Stories about World War I always bore us. We get it, the war was bad. However, those horror stories about the cruel conditions of soldiers are all true. Dead soldiers decorated the blood-soaked battlefield. Those barely alive had missing limbs.
Sam Mendes’ Oscar-nominated “1917” captures the hellish nightmares of war centered on a suicidal mission.
British soldiers Blake, played by Dean-Charles Chapman, and Schofield, played by George MacKay, are tasked to inform a fellow battalion to stop their attack on the Germans the next morning.
The Germans have set a trap. Even worse, Blake’s older brother is in that battalion. If the two men fail, 1,600 comrades will die.
“1917” keeps you tense with a bottle of anxiety. Remind yourself to breathe often. A German could be around any corner. Add a dose of tears as war comes with a high price.
This tale has a great cast who push their bodies to the limit. Chapman and MacKay work wonderfully as a duo and you root for their success. Stay close to your comrades for it may be the last time you see them.
Thomas Newman conducts the score with soft, somber ambience. Strings and piano come into play when tension or sorrow arises.
Listen and imagine yourself as a soldier crouching through abandoned German trenches. There’s no one here, but why do you tremble with fear?

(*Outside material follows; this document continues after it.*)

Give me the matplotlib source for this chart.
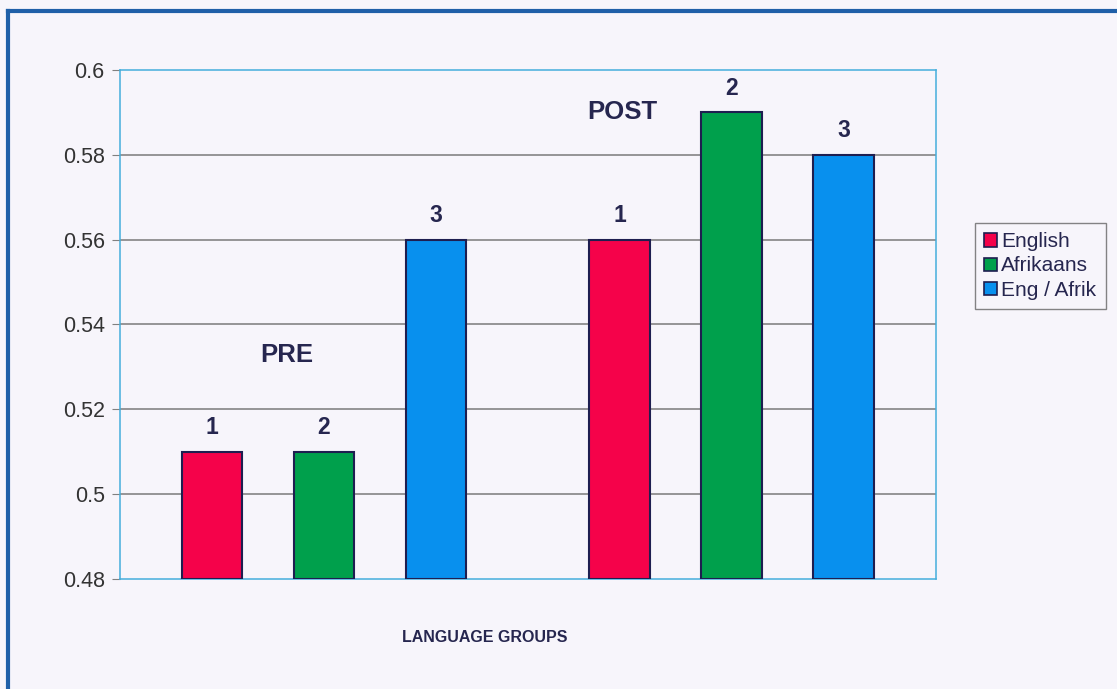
import matplotlib
matplotlib.use('Agg')
import matplotlib.pyplot as plt
from matplotlib.patches import Patch
from matplotlib.lines import Line2D

# data
series = ['English', 'Afrikaans', 'Eng / Afrik']
pre_values = [0.51, 0.51, 0.56]
post_values = [0.56, 0.59, 0.58]
bar_labels = ['1', '2', '3']
y_ticks = [0.48, 0.50, 0.52, 0.54, 0.56, 0.58, 0.60]
y_tick_labels = ['0.48', '0.5', '0.52', '0.54', '0.56', '0.58', '0.6']

colors = ['#F5024A', '#00A04C', '#0890EE']
edge = '#1E1E50'
text_col = '#26264F'
bg = '#F7F5FB'

plt.rcParams['font.family'] = ['Liberation Sans', 'DejaVu Sans']

fig = plt.figure(figsize=(11.17, 6.89), dpi=100, facecolor=bg)
ax = fig.add_axes([120 / 1117, 1 - 579 / 689, 816 / 1117, 509 / 689])
ax.set_facecolor(bg)

# slot positions of the bars
pre_x = [0.82, 1.82, 2.82]
post_x = [4.46, 5.46, 6.46]
width = 0.54

for xs, vals in [(pre_x, pre_values), (post_x, post_values)]:
    for i in range(3):
        ax.bar(xs[i], vals[i] - 0.48, bottom=0.48, width=width,
               color=colors[i], edgecolor=edge, linewidth=1.5, zorder=3)
        ax.annotate(bar_labels[i], (xs[i], vals[i]), xytext=(0, 9),
                    textcoords='offset points', ha='center', va='bottom',
                    fontsize=16.5, fontweight='bold', color=text_col)

ax.set_xlim(0, 816 / 112)
ax.set_ylim(0.48, 0.60)
ax.set_yticks(y_ticks)
ax.set_yticklabels(y_tick_labels, fontsize=15.5, color='#333333')
ax.set_xticks([])
ax.tick_params(axis='y', length=6, color='#808080', pad=5)

# gridlines
for y in y_ticks[1:-1]:
    ax.axhline(y, color='#7A7A7A', linewidth=1.1, zorder=1)

for s in ax.spines.values():
    s.set_color('#45AEDC')
    s.set_linewidth(1.1)

ax.text((287 - 120) / 816, (579 - 355) / 509, 'PRE', transform=ax.transAxes,
        ha='center', va='center', fontsize=18.5, fontweight='bold', color=text_col)
ax.text((622 - 120) / 816, (579 - 112) / 509, 'POST', transform=ax.transAxes,
        ha='center', va='center', fontsize=18.5, fontweight='bold', color=text_col)

fig.text(485 / 1117, 1 - 637 / 689, 'LANGUAGE GROUPS', ha='center', va='center',
         fontsize=11.5, fontweight='bold', color=text_col)

# legend
handles = [Patch(facecolor=c, edgecolor=edge, linewidth=1.2) for c in colors]
leg = fig.legend(handles, series, loc='center left',
                 bbox_to_anchor=(975 / 1117, 1 - 266 / 689),
                 fontsize=15, frameon=True, fancybox=False,
                 handlelength=0.6, handleheight=0.6, handletextpad=0.2,
                 labelspacing=0.25, borderpad=0.45, borderaxespad=0,
                 labelcolor='#26264F')
leg.get_frame().set_edgecolor('#666666')
leg.get_frame().set_facecolor(bg)
leg.get_frame().set_linewidth(1.0)

# outer chart border (left and top sides visible)
fig.add_artist(Line2D([8 / 1117, 8 / 1117], [0, 1 - 11 / 689],
                      transform=fig.transFigure, color='#1F5FA8', linewidth=3))
fig.add_artist(Line2D([8 / 1117, 1], [1 - 11 / 689, 1 - 11 / 689],
                      transform=fig.transFigure, color='#1F5FA8', linewidth=3))

fig.savefig('out.png', dpi=100, facecolor=bg)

One main point critics talk about with “1917” is its clever design of one continuous shot. Notice the lack of cuts you usually see. Films rarely do this but it is mostly done for pure artistry. The technique gives a sense of time in this case– our soldiers are on a time-sensitive quest.

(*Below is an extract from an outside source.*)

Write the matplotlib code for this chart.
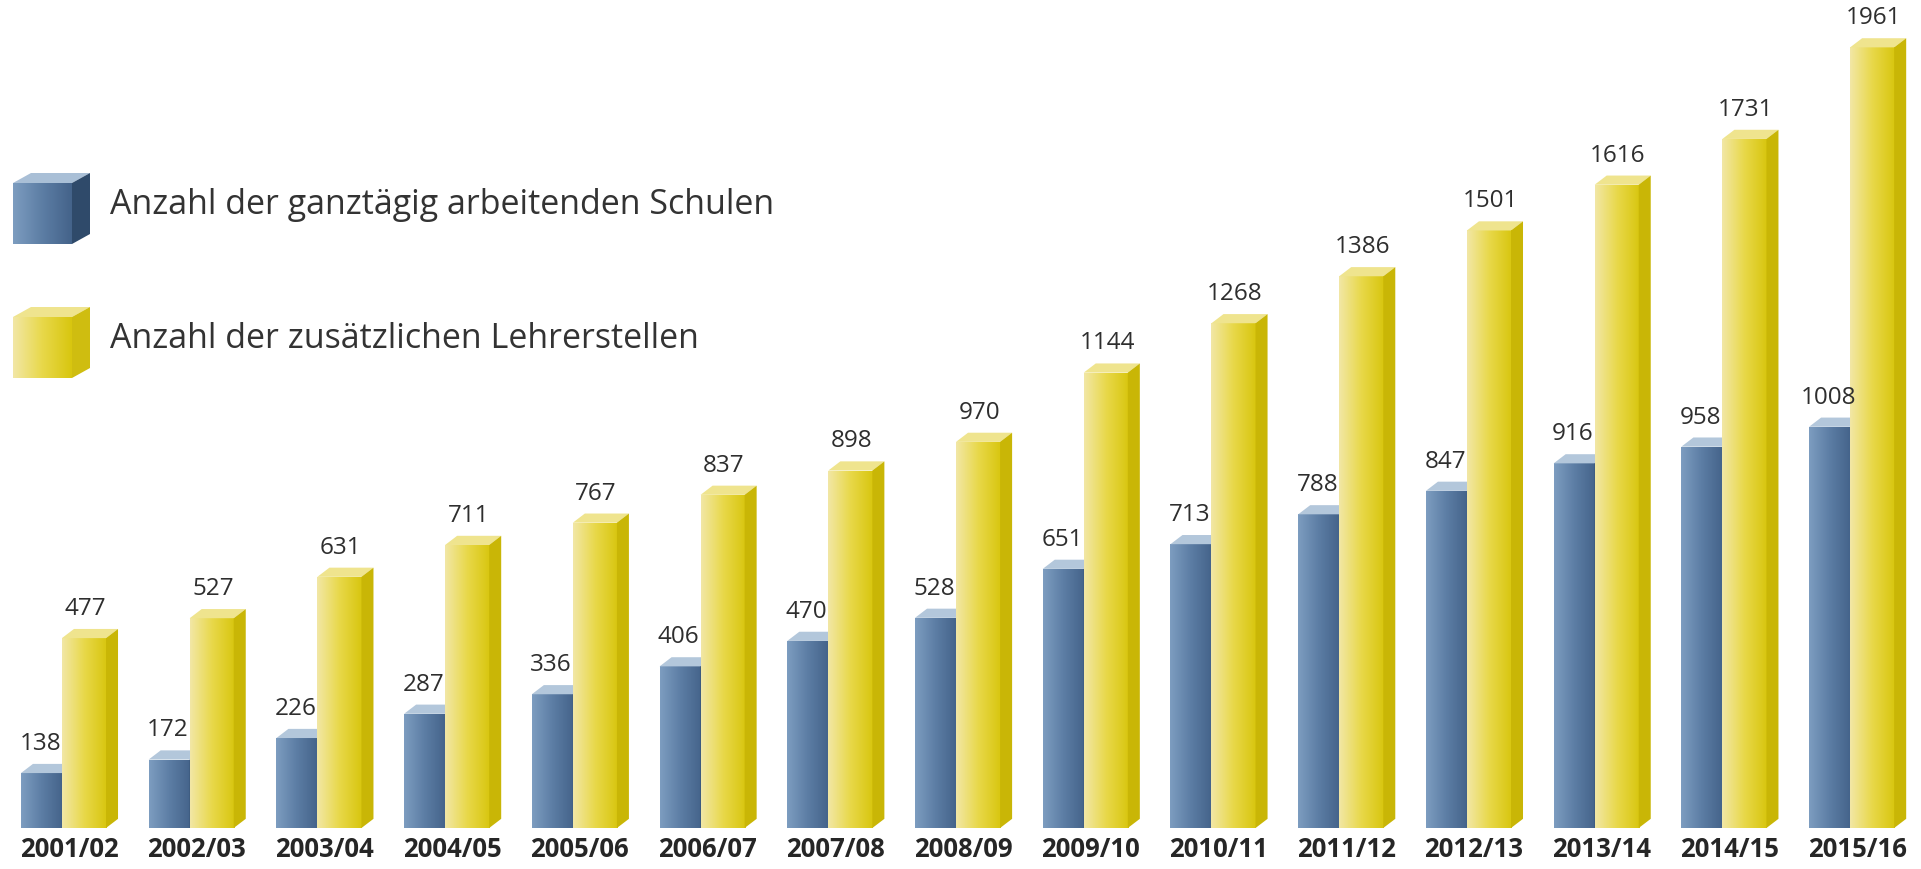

Director of photography Roger Deakins paints with a palette of pale, dark and warm hues. Everyone looks ghostly pale, there are cloudy skies and muted colors; these are perfect colors for war.
When night falls, Deakins mixes darkness with the burning hues of fire. You only see the sun’s gentle yellow rays once.
“1917” kicked 2020 off with a loud bang and is sure to be one of its best films. “1917” is a technological achievement with great performances, mesmerizing music, beautiful visuals and an anxiety-charged adventure. Bring the grandparents and ready your rifles to find out why “hope is a dangerous thing.”